The CO2 electroreduction reaction (CO2RR) to valuable fuels and feedstocks, powered using renewable electricity, offers a sustainable approach to store intermittent renewable energy1. Prior CO2RR studies have reported the generation of C1 to C3 chemicals such as CO, methane, formate, ethylene, ethanol, and n-propanol2,3,4,5,6,7,8,9,10. Among these products, carbon-neutral methane produced from CO2RR is desired due to well-established natural gas infrastructure11.

Practical CO2RR systems need to produce a desired product with high selectivity, conversion rate, and energy efficiency (EE)12,13. In prior reports, most advances in improving the selectivity to methane in CO2RR operate at current densities below 50 mA cm−2 (ref. 14,15,16,17,18). Techno-economic analyses suggest that compelling CO2RR systems require current densities above 100 mA cm−2 (ref. 19), which prompted us to concentrate on improving the performance of CO2RR to methane in high current density regimes (>100 mA cm−2).

In CO2RR, *CO protonation to *CHO is the potential-determining step for methane formation, and it competes with C–C coupling toward C2 products20,21. In addition, *CO protonation competes with the hydrogen evolution reaction (HER), since both need *H (ref. 22). The simultaneous suppression of both HER and C–C coupling will improve methane selectivity.
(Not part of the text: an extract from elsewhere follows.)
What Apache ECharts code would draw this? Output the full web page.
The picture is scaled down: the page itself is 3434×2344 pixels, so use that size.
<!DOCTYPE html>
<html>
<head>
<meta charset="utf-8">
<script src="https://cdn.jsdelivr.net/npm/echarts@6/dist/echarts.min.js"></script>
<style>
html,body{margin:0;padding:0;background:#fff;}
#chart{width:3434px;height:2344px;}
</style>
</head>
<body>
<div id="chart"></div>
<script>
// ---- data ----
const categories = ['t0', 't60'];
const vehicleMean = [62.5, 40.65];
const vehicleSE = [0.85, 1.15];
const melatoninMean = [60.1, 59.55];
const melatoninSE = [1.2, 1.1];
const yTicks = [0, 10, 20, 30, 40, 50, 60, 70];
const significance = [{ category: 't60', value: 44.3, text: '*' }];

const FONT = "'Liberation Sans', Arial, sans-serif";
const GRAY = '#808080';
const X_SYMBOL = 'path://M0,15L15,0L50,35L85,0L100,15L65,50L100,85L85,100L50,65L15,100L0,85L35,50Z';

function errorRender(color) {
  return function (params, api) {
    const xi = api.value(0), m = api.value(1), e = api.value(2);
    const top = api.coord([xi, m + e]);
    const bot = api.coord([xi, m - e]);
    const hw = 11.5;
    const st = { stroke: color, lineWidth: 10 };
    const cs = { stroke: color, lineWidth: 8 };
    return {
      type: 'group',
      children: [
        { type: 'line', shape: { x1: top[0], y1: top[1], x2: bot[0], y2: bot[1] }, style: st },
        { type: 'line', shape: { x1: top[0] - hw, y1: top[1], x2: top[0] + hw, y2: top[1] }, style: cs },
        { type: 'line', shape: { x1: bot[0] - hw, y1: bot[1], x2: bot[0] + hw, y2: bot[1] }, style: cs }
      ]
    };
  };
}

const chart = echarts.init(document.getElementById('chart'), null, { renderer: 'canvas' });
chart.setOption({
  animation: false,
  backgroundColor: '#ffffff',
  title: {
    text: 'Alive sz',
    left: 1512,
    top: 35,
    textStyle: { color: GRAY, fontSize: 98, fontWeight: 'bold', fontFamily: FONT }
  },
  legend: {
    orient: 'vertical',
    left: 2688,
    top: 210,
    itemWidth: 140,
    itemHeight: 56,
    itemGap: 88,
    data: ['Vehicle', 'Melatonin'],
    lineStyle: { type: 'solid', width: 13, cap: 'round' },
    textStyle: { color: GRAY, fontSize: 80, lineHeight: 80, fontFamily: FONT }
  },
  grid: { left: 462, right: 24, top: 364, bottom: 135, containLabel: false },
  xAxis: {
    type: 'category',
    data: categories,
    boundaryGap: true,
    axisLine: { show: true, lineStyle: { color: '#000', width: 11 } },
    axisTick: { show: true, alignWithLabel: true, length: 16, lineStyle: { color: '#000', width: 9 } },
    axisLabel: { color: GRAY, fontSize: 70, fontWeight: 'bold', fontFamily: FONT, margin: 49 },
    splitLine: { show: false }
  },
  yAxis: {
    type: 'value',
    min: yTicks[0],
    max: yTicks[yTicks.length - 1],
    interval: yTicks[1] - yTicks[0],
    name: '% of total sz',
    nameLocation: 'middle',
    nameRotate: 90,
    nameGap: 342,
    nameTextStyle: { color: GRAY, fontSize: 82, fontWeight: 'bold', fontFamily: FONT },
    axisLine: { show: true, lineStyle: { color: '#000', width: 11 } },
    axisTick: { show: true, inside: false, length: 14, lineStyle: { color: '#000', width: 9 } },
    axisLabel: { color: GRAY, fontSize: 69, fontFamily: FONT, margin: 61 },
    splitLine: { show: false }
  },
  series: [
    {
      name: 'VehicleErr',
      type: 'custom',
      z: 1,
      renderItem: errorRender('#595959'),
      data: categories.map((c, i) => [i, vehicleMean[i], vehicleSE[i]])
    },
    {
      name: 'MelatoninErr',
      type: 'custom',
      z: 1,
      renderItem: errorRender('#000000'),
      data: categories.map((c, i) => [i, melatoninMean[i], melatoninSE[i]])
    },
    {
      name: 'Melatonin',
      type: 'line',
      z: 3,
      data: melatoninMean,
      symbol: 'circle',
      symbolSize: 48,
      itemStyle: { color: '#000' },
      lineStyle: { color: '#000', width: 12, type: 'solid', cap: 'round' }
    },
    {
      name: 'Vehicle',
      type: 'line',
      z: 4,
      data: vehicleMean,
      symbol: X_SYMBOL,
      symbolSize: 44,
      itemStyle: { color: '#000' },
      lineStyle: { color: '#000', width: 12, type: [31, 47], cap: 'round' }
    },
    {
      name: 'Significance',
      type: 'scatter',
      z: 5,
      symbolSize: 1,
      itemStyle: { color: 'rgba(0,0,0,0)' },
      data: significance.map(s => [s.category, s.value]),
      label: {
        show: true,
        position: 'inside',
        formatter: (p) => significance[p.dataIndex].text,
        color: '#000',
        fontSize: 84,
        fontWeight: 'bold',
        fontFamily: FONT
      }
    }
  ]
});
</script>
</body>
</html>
Early studies by Hori et al.2 showed that Cu is the transition metal catalyst that generates methane and C2+ products; but that it did so with low product selectivity. Introducing a second metal into Cu has been shown to be a promising route to tune the product selectivity in CO2RR (refs. 23,24,25,26,27,28,29,30). Prior studies report that Au–Cu bimetallic catalysts of varying structures exhibit good selectivity to CO or alcohols, albeit with pure CO2 feeds (refs. 31,32,33,34). Here we present a strategy wherein we regulate *CO availability on Au–Cu catalysts, enabling selectivity to methane at high production rates in CO2RR. Density functional theory (DFT) calculations indicate that the introduction of Au in Cu not only steers the selectivity from C–C coupling to *CO protonation under low *CO coverage, but also tends to suppress HER relative to Cu. By implementing this concept experimentally, we achieve an FE of (56 ± 2)% to methane. The methane:H2 selectivity ratio is improved 1.6× compared with prior reports having a total current density above 100 mA cm−2 (Supplementary Table 1) (refs. 35,36,37,38,39).


DFT calculations

In a previous study, we found that lowering the *CO coverage on a Cu surface improved the selectivity to methane in CO2RR while still suffering from prominent HER (ref. 35). Introducing a second element to Cu, such as Ag, has been shown to suppress HER (refs. 21,28). Au—like Ag—has a greater free energy of hydrogen adsorption than Cu, suggesting that it is also a poor HER catalyst40. We thus use Au–Cu as a representative example to assess methane selectivity on catalysts with HER-suppressing dopants under different *CO coverages. In addition, we note that selecting an element that is on the same side of the hydrogen adsorption volcano curve as Cu avoids any synergistic effects that may optimize the *H binding energy leading to better HER, such as with Cu–Ni or Cu–Pt (refs. 41,42,43).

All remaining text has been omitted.